I always regarded Carol as a pillar of our literary world, because of the way she joined a devotion to culture to a mastery of commerce. She possessed all the realism that must be required of a serious idealist. In the universe of business Carol was a fifth column for humanism. Her worldliness was her service. She was a brilliant linguist and therefore a brilliant translator, she was a profound reader and therefore a profound editor—and she knew how to arrange a just fate in the marketplace for the treasures that she helped to bring into being. I never knew anybody so consecrated to letters who was so cunning with numbers. She was rarefied and she knew the score. The combination was completely irresistible.

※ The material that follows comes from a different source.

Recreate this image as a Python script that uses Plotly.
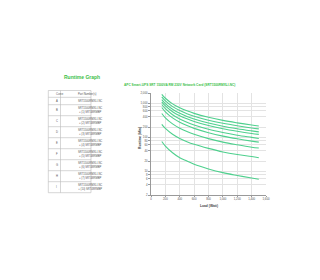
import plotly.graph_objects as go

# ---------------- data ----------------
load = [150, 200, 300, 400, 500, 600, 800, 1000, 1200, 1400, 1500]
curve_A = [75, 55, 35, 25, 20, 16, 11.7, 9.1, 7.5, 6.3, 5.8]
curve_B = [240, 181, 122, 92, 74, 62, 47, 37, 31, 27, 25]
curve_C = [500, 373, 247, 184, 147, 122, 91, 72, 60, 51, 48]
curve_D = [750, 560, 370, 276, 220, 182, 136, 108, 90, 77, 72]
curve_E = [920, 690, 460, 345, 276, 230, 172, 138, 115, 99, 92]
curve_F = [1100, 835, 565, 429, 347, 290, 220, 178, 150, 129, 121]
curve_G = [1280, 974, 663, 504, 407, 343, 261, 211, 178, 154, 144]
curve_H = [1530, 1167, 797, 609, 493, 416, 317, 257, 217, 187, 176]
curve_I = [1830, 1400, 960, 735, 597, 503, 386, 313, 265, 229, 215]

curve_names = ["A", "B", "C", "D", "E", "F", "G", "H", "I"]
series = [curve_A, curve_B, curve_C, curve_D, curve_E, curve_F, curve_G, curve_H, curve_I]
part_numbers = [
    "SRT1500RMXLI-NC",
    "SRT1500RMXLI-NC<br>+ (1) SRT48RMBP",
    "SRT1500RMXLI-NC<br>+ (2) SRT48RMBP",
    "SRT1500RMXLI-NC<br>+ (3) SRT48RMBP",
    "SRT1500RMXLI-NC<br>+ (4) SRT48RMBP",
    "SRT1500RMXLI-NC<br>+ (5) SRT48RMBP",
    "SRT1500RMXLI-NC<br>+ (6) SRT48RMBP",
    "SRT1500RMXLI-NC<br>+ (7) SRT48RMBP",
    "SRT1500RMXLI-NC<br>+ (10) SRT48RMBP",
]
x_ticks = [0, 200, 400, 600, 800, 1000, 1200, 1400, 1600]
y_ticks = [2, 4, 6, 8, 10, 20, 40, 60, 80, 100, 200, 400, 600, 800, 1000, 2000]

# ---------------- styling ----------------
W, H = 320, 280
GREEN = "#3dbf4a"
LINE = "#4fd08e"
FONT = "Liberation Sans"

def px(x):
    return x / W

def py(y):
    return 1 - y / H

fig = go.Figure()
for name, vals in zip(curve_names, series):
    fig.add_trace(go.Scatter(x=load, y=vals, mode="lines", name=name,
                             line=dict(color=LINE, width=1.1, shape="spline"),
                             showlegend=False, hoverinfo="skip"))

annotations = []
for name, vals in zip(curve_names, series):
    annotations.append(dict(x=load[-1], y=vals[-1], xref="x", yref="y", text=name,
                            showarrow=False, yshift=3.5, xshift=1,
                            font=dict(size=3.2, color="#777", family=FONT)))

# titles
annotations.append(dict(x=px(62), y=py(77), xref="paper", yref="paper", xanchor="left",
                        yanchor="middle", text="<b>Runtime Graph</b>", showarrow=False,
                        font=dict(size=5, color=GREEN, family=FONT)))
annotations.append(dict(x=px(179), y=py(84.5), xref="paper", yref="paper", xanchor="center",
                        yanchor="middle",
                        text="<b>APC Smart-UPS SRT 1500VA RM 230V Network Card (SRT1500RMXLI-NC)</b>",
                        showarrow=False, font=dict(size=3.2, color=GREEN, family=FONT)))

# table
shapes = []
tx0, tx1, tx2 = 48.3, 60.5, 91
ty = [90.5, 97.3, 104.7]
for i in range(8):
    ty.append(104.7 + (i + 1) * 11.0)
bc = "#bbbbbb"
shapes.append(dict(type="rect", xref="paper", yref="paper", x0=px(tx0), x1=px(tx2),
                   y0=py(ty[0]), y1=py(ty[-1]), line=dict(color=bc, width=0.6)))
shapes.append(dict(type="line", xref="paper", yref="paper", x0=px(tx1), x1=px(tx1),
                   y0=py(ty[0]), y1=py(ty[-1]), line=dict(color=bc, width=0.6)))
for yy in ty[1:-1]:
    shapes.append(dict(type="line", xref="paper", yref="paper", x0=px(tx0), x1=px(tx2),
                       y0=py(yy), y1=py(yy), line=dict(color=bc, width=0.6)))

tfont = dict(size=2.7, color="#555", family=FONT)
annotations.append(dict(x=px((tx0 + tx1) / 2), y=py((ty[0] + ty[1]) / 2), xref="paper", yref="paper",
                        text="Curve", showarrow=False, font=tfont, yanchor="middle"))
annotations.append(dict(x=px((tx1 + tx2) / 2), y=py((ty[0] + ty[1]) / 2), xref="paper", yref="paper",
                        text="Part Number(s)", showarrow=False, font=tfont, yanchor="middle"))
for i, (c, p) in enumerate(zip(curve_names, part_numbers)):
    ym = (ty[i + 1] + ty[i + 2]) / 2
    annotations.append(dict(x=px((tx0 + tx1) / 2), y=py(ym), xref="paper", yref="paper",
                            text=c, showarrow=False, font=tfont, yanchor="middle"))
    annotations.append(dict(x=px((tx1 + tx2) / 2), y=py(ym), xref="paper", yref="paper",
                            text=p, showarrow=False, font=tfont, yanchor="middle"))

# axis titles
annotations.append(dict(x=px(140), y=py(138), xref="paper", yref="paper", text="<b>Runtime (Min)</b>",
                        textangle=-90, showarrow=False, font=dict(size=3.3, color="#444", family=FONT)))
annotations.append(dict(x=px(209), y=py(203), xref="paper", yref="paper", text="<b>Load (Watt)</b>",
                        yanchor="top", borderpad=0,
                        showarrow=False, font=dict(size=3.3, color="#444", family=FONT)))

fig.update_layout(
    width=W, height=H,
    margin=dict(l=0, r=0, t=0, b=0),
    paper_bgcolor="white", plot_bgcolor="white",
    font=dict(family=FONT, size=2.8, color="#555"),
    annotations=annotations, shapes=shapes,
    xaxis=dict(domain=[px(151), px(266)], range=[0, 1600], tickvals=x_ticks,
               ticktext=[f"{v:,}" for v in x_ticks], showgrid=True, gridcolor="#e3e3e3",
               gridwidth=0.6, showline=True, linecolor="#999", linewidth=0.8,
               ticks="outside", ticklen=1, tickcolor="#999", zeroline=False,
               tickfont=dict(size=2.8, color="#555"), automargin=False, fixedrange=True),
    yaxis=dict(domain=[py(195), py(93)], type="log", range=[0.30103, 3.30103],
               tickvals=y_ticks, ticktext=[f"{v:,}" for v in y_ticks], showgrid=True,
               gridcolor="#e3e3e3", gridwidth=0.6, showline=True, linecolor="#999",
               linewidth=0.8, ticks="outside", ticklen=2, tickcolor="#999", zeroline=False,
               tickfont=dict(size=2.8, color="#555"), automargin=False, fixedrange=True),
)

fig.write_html("out.html")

And so were Carol’s other combinations. Her severity and her sensuousness, for example: her hair wrapped and tied ruthlessly to banish distraction, her hair let down and flowing and the very essence of distraction. And her gravity and her laughter: Carol was genuinely haunted by the horrors of the twentieth century, she always had time for tragedy and insisted abundantly, in her work as an editor and a translator, that its memory be preserved and honored – and yet she was, in the very next second, all solemnity suddenly gone, the wittiest woman in the world, not only devastating but also wild, with an insatiable spiritual hunger for hilarity. She was gifted at the dark and gifted at the light. All the laughter that I now remember in my mourning for Carol was more than “good times.” The laughter was an inner resource, a kindness, an art of resistance, an invincible assertion of the possibility of happiness. She always brought comfort, but never without a relentless intelligence. One of her teachings was that relentless intelligence is itself a comfort.
She was so lovely, so game, so penetrating, so steadfast, so wicked, so vivid, so cultivated, so merry, so sad. The prospect of never hearing her again is rather like the prospect of never hearing Schubert’s song again. It is a decimation. No wine and no wisdom will fix it. Where is she? What is this sickening void?